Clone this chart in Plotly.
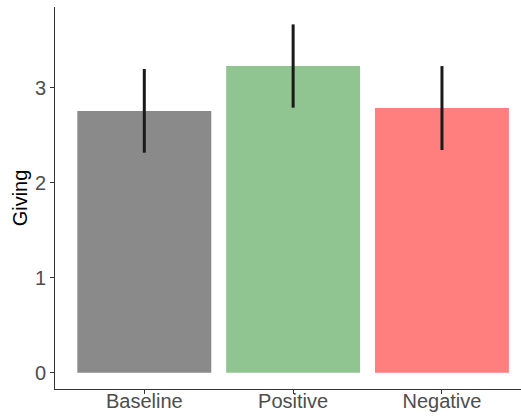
import plotly.graph_objects as go

categories = ["Baseline", "Positive", "Negative"]
means = [2.755, 3.228, 2.786]
lower = [2.316, 2.790, 2.344]
upper = [3.197, 3.667, 3.228]
colors = ["#8a8a8a", "#90c490", "#ff7f7f"]
y_ticks = [0, 1, 2, 3]

err_plus = [u - m for u, m in zip(upper, means)]
err_minus = [m - l for m, l in zip(means, lower)]

fig = go.Figure(go.Bar(
    x=categories, y=means, marker=dict(color=colors, line=dict(width=0)),
    width=0.9,
    error_y=dict(type="data", symmetric=False, array=err_plus, arrayminus=err_minus,
                 width=0, thickness=3, color="#1a1a1a"),
))

fig.update_layout(
    width=521, height=416,
    margin=dict(l=55, r=0, t=7, b=27),
    plot_bgcolor="white", paper_bgcolor="white",
    font=dict(family="Liberation Sans, Arial, sans-serif", size=20, color="#4d4d4d"),
    showlegend=False,
)
fig.update_xaxes(
    range=[-0.6, 2.531], showline=True, linecolor="#333333", linewidth=1,
    ticks="outside", ticklen=4, tickcolor="#333333", showgrid=False, zeroline=False,
    tickfont=dict(size=20, color="#4d4d4d"), automargin=False, ticklabelstandoff=-10,
)
fig.update_yaxes(
    range=[-0.172, 3.85], showline=True, linecolor="#333333", linewidth=1,
    ticks="outside", ticklen=4, tickcolor="#333333", showgrid=False, zeroline=False,
    tickvals=y_ticks, tickfont=dict(size=20, color="#4d4d4d"), automargin=False,
    title=dict(text="Giving", font=dict(size=20, color="black"), standoff=1),
)

fig.write_html(
    "out.html",
    config={"displayModeBar": False},
    post_script="document.body.style.margin='0';document.body.style.overflow='hidden';",
)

▸ **Work required**
All of the material above is to be copied exactly, except for its images.

▸ **Output for this task**
Clone this chart in Plotly.
import plotly.graph_objects as go

categories = ["Baseline", "Positive", "Negative"]
means = [2.755, 3.228, 2.786]
lower = [2.316, 2.790, 2.344]
upper = [3.197, 3.667, 3.228]
colors = ["#8a8a8a", "#90c490", "#ff7f7f"]
y_ticks = [0, 1, 2, 3]

err_plus = [u - m for u, m in zip(upper, means)]
err_minus = [m - l for m, l in zip(means, lower)]

fig = go.Figure(go.Bar(
    x=categories, y=means, marker=dict(color=colors, line=dict(width=0)),
    width=0.9,
    error_y=dict(type="data", symmetric=False, array=err_plus, arrayminus=err_minus,
                 width=0, thickness=3, color="#1a1a1a"),
))

fig.update_layout(
    width=521, height=416,
    margin=dict(l=55, r=0, t=7, b=27),
    plot_bgcolor="white", paper_bgcolor="white",
    font=dict(family="Liberation Sans, Arial, sans-serif", size=20, color="#4d4d4d"),
    showlegend=False,
)
fig.update_xaxes(
    range=[-0.6, 2.531], showline=True, linecolor="#333333", linewidth=1,
    ticks="outside", ticklen=4, tickcolor="#333333", showgrid=False, zeroline=False,
    tickfont=dict(size=20, color="#4d4d4d"), automargin=False, ticklabelstandoff=-10,
)
fig.update_yaxes(
    range=[-0.172, 3.85], showline=True, linecolor="#333333", linewidth=1,
    ticks="outside", ticklen=4, tickcolor="#333333", showgrid=False, zeroline=False,
    tickvals=y_ticks, tickfont=dict(size=20, color="#4d4d4d"), automargin=False,
    title=dict(text="Giving", font=dict(size=20, color="black"), standoff=1),
)

fig.write_html(
    "out.html",
    config={"displayModeBar": False},
    post_script="document.body.style.margin='0';document.body.style.overflow='hidden';",
)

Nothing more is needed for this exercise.